# THE TASK
In the entries that follow, find the word "would" and report each line it is on.

# SUPPLIED DATA
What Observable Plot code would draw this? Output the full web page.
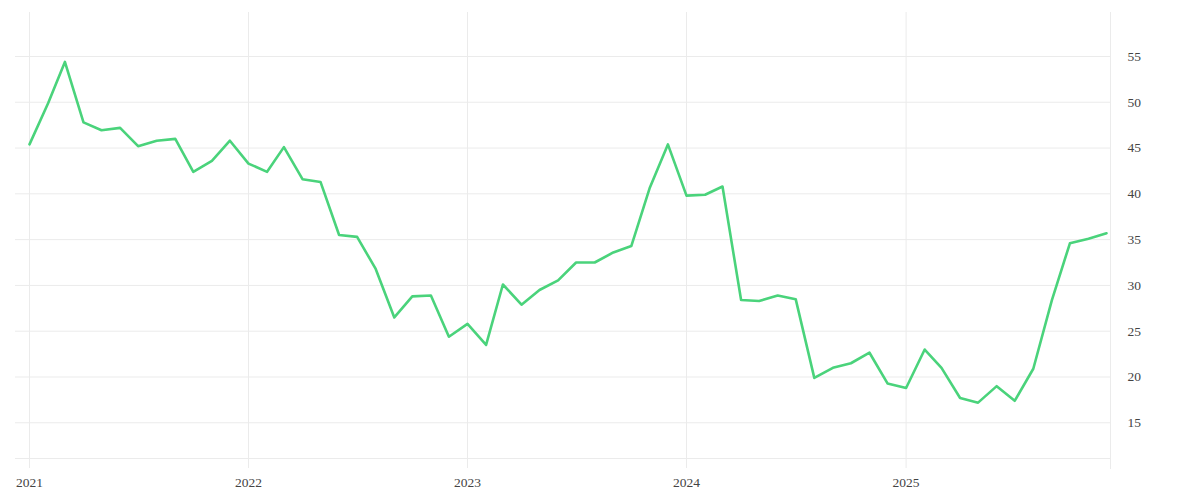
<!DOCTYPE html>
<html>
<head>
<meta charset="utf-8">
<script src="https://cdn.jsdelivr.net/npm/d3@7"></script>
<script src="https://cdn.jsdelivr.net/npm/@observablehq/plot@0.6"></script>
<style>
  html, body { margin: 0; padding: 0; background: #fff; }
  #chart svg { display: block; }
</style>
</head>
<body>
<div id="chart"></div>
<script>
// Monthly series, Jan 2021 – Dec 2025
const startMonth = "2021-01-01";
const values2021 = [45.4, 49.9, 54.4, 47.8, 46.95, 47.2, 45.2, 45.8, 46.0, 42.4, 43.6, 45.8];
const values2022 = [43.3, 42.4, 45.1, 41.6, 41.3, 35.5, 35.3, 31.8, 26.5, 28.8, 28.9, 24.4];
const values2023 = [25.8, 23.5, 30.1, 27.9, 29.5, 30.55, 32.5, 32.5, 33.6, 34.3, 40.7, 45.4];
const values2024 = [39.8, 39.9, 40.8, 28.4, 28.3, 28.9, 28.5, 19.9, 21.0, 21.5, 22.65, 19.3];
const values2025 = [18.8, 23.0, 21.0, 17.7, 17.2, 19.0, 17.4, 20.9, 28.4, 34.6, 35.1, 35.7];

const yTicks = [15, 20, 25, 30, 35, 40, 45, 50, 55];
const yDomain = [11.1, 59.8];
const xTickYears = ["2021-01-01", "2022-01-01", "2023-01-01", "2024-01-01", "2025-01-01"];

const allValues = [...values2021, ...values2022, ...values2023, ...values2024, ...values2025];
const start = new Date(startMonth);
const data = allValues.map((v, i) => ({ date: d3.utcMonth.offset(start, i), value: v }));
const xTicks = xTickYears.map(d => new Date(d));

const chart = Plot.plot({
  width: 1200,
  height: 500,
  marginLeft: 15,
  marginRight: 90,
  marginTop: 12,
  marginBottom: 42,
  style: { fontFamily: "'Liberation Serif', serif", fontSize: "13.5px", color: "#444", background: "#fff" },
  x: { type: "utc", domain: [data[0].date, data[data.length - 1].date], insetLeft: 14, insetRight: 4, label: null },
  y: { domain: yDomain, label: null },
  marks: [
    Plot.gridY(yTicks, { stroke: "#ebebeb", strokeOpacity: 1 }),
    Plot.gridX(xTicks, { stroke: "#ebebeb", strokeOpacity: 1, insetBottom: -10 }),
    Plot.frame({ anchor: "bottom", stroke: "#ebebeb" }),
    Plot.frame({ anchor: "right", stroke: "#ebebeb", insetBottom: -10 }),
    Plot.axisX(xTicks, { tickSize: 0, tickPadding: 19, tickFormat: d3.utcFormat("%Y"), fill: "#444", label: null, fontFamily: "'Liberation Serif', serif", fontSize: 13.5 }),
    Plot.axisY(yTicks, { anchor: "right", tickSize: 0, tickPadding: 17, textAnchor: "start", fill: "#444", label: null, fontFamily: "'Liberation Serif', serif", fontSize: 13.5 }),
    Plot.lineY(data, { x: "date", y: "value", stroke: "#4ad37b", strokeWidth: 2.6 })
  ]
});
document.getElementById("chart").appendChild(chart);
</script>
</body>
</html>
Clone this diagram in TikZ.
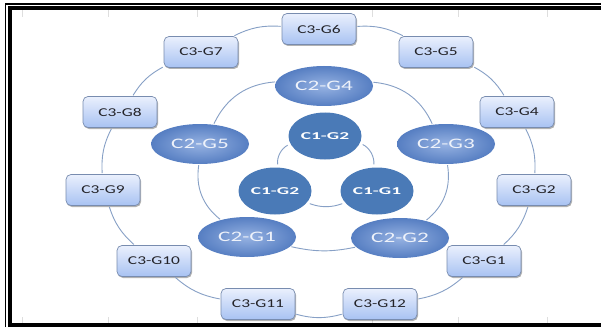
\documentclass[tikz,border=0pt]{standalone}
\usepackage{fontspec}
\setmainfont{Carlito}
\newfontfamily\cthree[FakeStretch=1.45]{Carlito}
\newfontfamily\ctwo[FakeStretch=1.6]{Carlito}
\newfontfamily\cone[FakeStretch=1.85]{Carlito}
\usetikzlibrary{shapes.geometric,shadows}
\definecolor{c3top}{RGB}{234,240,253}
\definecolor{c3bot}{RGB}{168,194,242}
\definecolor{c3border}{RGB}{120,140,175}
\definecolor{c3text}{RGB}{35,35,40}
\definecolor{c2in}{RGB}{150,178,226}
\definecolor{c2out}{RGB}{86,126,194}
\definecolor{c1fill}{RGB}{74,122,183}
\definecolor{ringc}{RGB}{135,160,198}
\definecolor{gridc}{RGB}{222,222,222}
\begin{document}
\begin{tikzpicture}[x=1pt,y=1pt,
  c3box/.style={rectangle, rounded corners=5pt, minimum width=74pt, minimum height=31pt,
    inner sep=0pt, draw=c3border, line width=0.7pt, top color=c3top, bottom color=c3bot,
    drop shadow={shadow xshift=1pt, shadow yshift=-1.5pt, opacity=.3, fill=black},
    font=\cthree\fontsize{12}{14}\selectfont, text=c3text},
  c2ell/.style={ellipse, minimum width=98pt, minimum height=40pt, inner sep=0pt,
    inner color=c2in, outer color=c2out, font=\ctwo\fontsize{14.5}{16}\selectfont,
    text={rgb,255:red,238;green,242;blue,250}},
  c1ell/.style={ellipse, minimum width=73pt, minimum height=47pt, inner sep=0pt,
    fill=c1fill, font=\cone\bfseries\fontsize{10.5}{12}\selectfont, text=white},
  ring/.style={draw=ringc, line width=0.9pt, shorten >=1pt, shorten <=1pt},
  framethin/.style={draw=black, line width=1.2pt},
  framethick/.style={draw=black, line width=4pt},
  gridstub/.style={draw=gridc, line width=0.8pt}]
\useasboundingbox (0,0) rectangle (601,327);
\fill[white] (0,0) rectangle (601,327);
% grid stubs
\foreach \gx in {22,108,197,372,458,547}{
  \draw[gridstub] (\gx,317) -- (\gx,310);
  \draw[gridstub] (\gx,10) -- (\gx,4);
}
% frame
\draw[framethin] (5.5,0) -- (5.5,323) -- (601,323);
\draw[framethick] (10.3,0) -- (10.3,318.8) -- (601,318.8);
\draw[black, line width=3.5pt] (12,1.8) -- (601,1.8);
% outer ring nodes
\node[c3box] (g6)  at (319,298) {C3-G6};
\node[c3box] (g5)  at (436,275) {C3-G5};
\node[c3box] (g4)  at (517,215) {C3-G4};
\node[c3box] (g2)  at (534,137) {C3-G2};
\node[c3box] (g1)  at (484,66)  {C3-G1};
\node[c3box] (g12) at (380,23)  {C3-G12};
\node[c3box] (g11) at (258,23)  {C3-G11};
\node[c3box] (g10) at (154,66)  {C3-G10};
\node[c3box] (g9)  at (103,137) {C3-G9};
\node[c3box] (g8)  at (120,215) {C3-G8};
\node[c3box] (g7)  at (201,275) {C3-G7};
% middle ring nodes
\node[c2ell] (m4) at (324,241) {C2-G4};
\node[c2ell] (m3) at (446,183) {C2-G3};
\node[c2ell] (m2) at (400,89)  {C2-G2};
\node[c2ell] (m1) at (247,90)  {C2-G1};
\node[c2ell] (m5) at (200,183) {C2-G5};
% inner ring nodes
\node[c1ell] (ct) at (325,191) {C1-G2};
\node[c1ell] (cl) at (275,136) {C1-G2};
\node[c1ell] (cr) at (377,136) {C1-G1};
% outer ring connectors
\foreach \a/\b in {g6/g5,g5/g4,g4/g2,g2/g1,g1/g12,g12/g11,g11/g10,g10/g9,g9/g8,g8/g7,g7/g6}
  \draw[ring] (\a) to[bend left=15] (\b);
% middle ring connectors
\foreach \a/\b/\ang in {m4/m3/30,m3/m2/30,m2/m1/12,m1/m5/30,m5/m4/30}
  \draw[ring] (\a) to[bend left=\ang] (\b);
% inner ring connectors
\draw[ring, shorten >=3pt, shorten <=3pt] (ct) to[bend left=35] (cr);
\draw[ring, shorten >=3pt, shorten <=3pt] (cr) to[bend left=20] (cl);
\draw[ring, shorten >=3pt, shorten <=3pt] (cl) to[bend left=35] (ct);
\end{tikzpicture}
\end{document}
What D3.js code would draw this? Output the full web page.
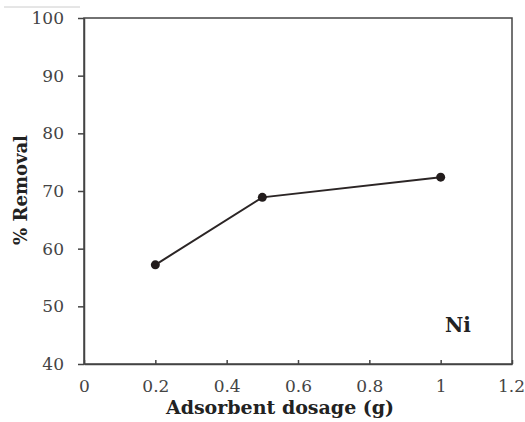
<!DOCTYPE html>
<html>
<head>
<meta charset="utf-8">
<script src="https://cdn.jsdelivr.net/npm/d3@7"></script>
<style>
  body { margin: 0; background: #fff; }
  text { font-family: "DejaVu Serif", "Liberation Serif", serif; }
</style>
</head>
<body>
<div id="chart"></div>
<script>
// Data
const dosage = [0.2, 0.5, 1.0];
const removal = [57.2, 68.9, 72.4];
const xTicks = [0, 0.2, 0.4, 0.6, 0.8, 1, 1.2];
const yTicks = [40, 50, 60, 70, 80, 90, 100];

const width = 525;
const height = 422;
const margin = { top: 18, right: 13, bottom: 58, left: 84 };

const svg = d3.select("#chart")
    .append("svg")
    .attr("width", width)
    .attr("height", height);

// Scales
const x = d3.scaleLinear()
    .domain([0, 1.2])
    .range([margin.left, width - margin.right]);

const y = d3.scaleLinear()
    .domain([40, 100])
    .range([height - margin.bottom, margin.top]);

// faint scan line at top
svg.append("line")
    .attr("x1", 4).attr("x2", 80)
    .attr("y1", 7).attr("y2", 7)
    .attr("stroke", "#ccc")
    .attr("stroke-width", 1);

// Plot frame
svg.append("rect")
    .attr("x", margin.left)
    .attr("y", margin.top)
    .attr("width", width - margin.left - margin.right)
    .attr("height", height - margin.top - margin.bottom)
    .attr("fill", "none")
    .attr("stroke", "#444")
    .attr("stroke-width", 1.5);

// X axis (ticks point inward)
const xAxis = svg.append("g")
    .attr("transform", `translate(0, ${height - margin.bottom})`)
    .call(d3.axisBottom(x)
        .tickValues(xTicks)
        .tickSizeInner(-4)
        .tickSizeOuter(0)
        .tickPadding(16)
        .tickFormat(d => d3.format("")(d)));
xAxis.attr("font-family", null);
xAxis.select(".domain").attr("stroke", "#444").attr("stroke-width", 1.5);
xAxis.selectAll(".tick line").attr("stroke", "#444").attr("stroke-width", 1.5);
xAxis.selectAll(".tick text")
    .style("font-size", "17px")
    .attr("fill", "#444")
    .attr("dx", d => d === 1.2 ? -1 : 0);

// Y axis (ticks point outward)
const yAxis = svg.append("g")
    .attr("transform", `translate(${margin.left}, 0)`)
    .call(d3.axisLeft(y)
        .tickValues(yTicks)
        .tickSizeInner(6)
        .tickSizeOuter(0)
        .tickPadding(14));
yAxis.attr("font-family", null);
yAxis.select(".domain").attr("stroke", "#444").attr("stroke-width", 1.5);
yAxis.selectAll(".tick line").attr("stroke", "#444").attr("stroke-width", 1.5);
yAxis.selectAll(".tick text")
    .style("font-size", "17px")
    .attr("fill", "#444");

// Line
const points = dosage.map((d, i) => ({ x: d, y: removal[i] }));

const line = d3.line()
    .x(d => x(d.x))
    .y(d => y(d.y));

svg.append("path")
    .datum(points)
    .attr("fill", "none")
    .attr("stroke", "#2b2525")
    .attr("stroke-width", 2)
    .attr("d", line);

svg.selectAll("circle.pt")
    .data(points)
    .enter()
    .append("circle")
    .attr("class", "pt")
    .attr("cx", d => x(d.x))
    .attr("cy", d => y(d.y))
    .attr("r", 4.5)
    .attr("fill", "#221c1c");

// Axis labels
svg.append("text")
    .attr("x", 280)
    .attr("y", 414)
    .attr("text-anchor", "middle")
    .style("font-size", "19px")
    .style("font-weight", "bold")
    .attr("fill", "#222")
    .text("Adsorbent dosage (g)");

svg.append("text")
    .attr("transform", "rotate(-90)")
    .attr("x", -190)
    .attr("y", 27)
    .attr("text-anchor", "middle")
    .style("font-size", "18px")
    .style("font-weight", "bold")
    .attr("fill", "#222")
    .text("% Removal");

// Metal label
svg.append("text")
    .attr("x", 458)
    .attr("y", 332)
    .attr("text-anchor", "middle")
    .style("font-size", "20px")
    .style("font-weight", "bold")
    .attr("fill", "#222")
    .text("Ni");
</script>
</body>
</html>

# RESPONSE FOR THIS EXERCISE
What Observable Plot code would draw this? Output the full web page.
What D3.js code would draw this? Output the full web page.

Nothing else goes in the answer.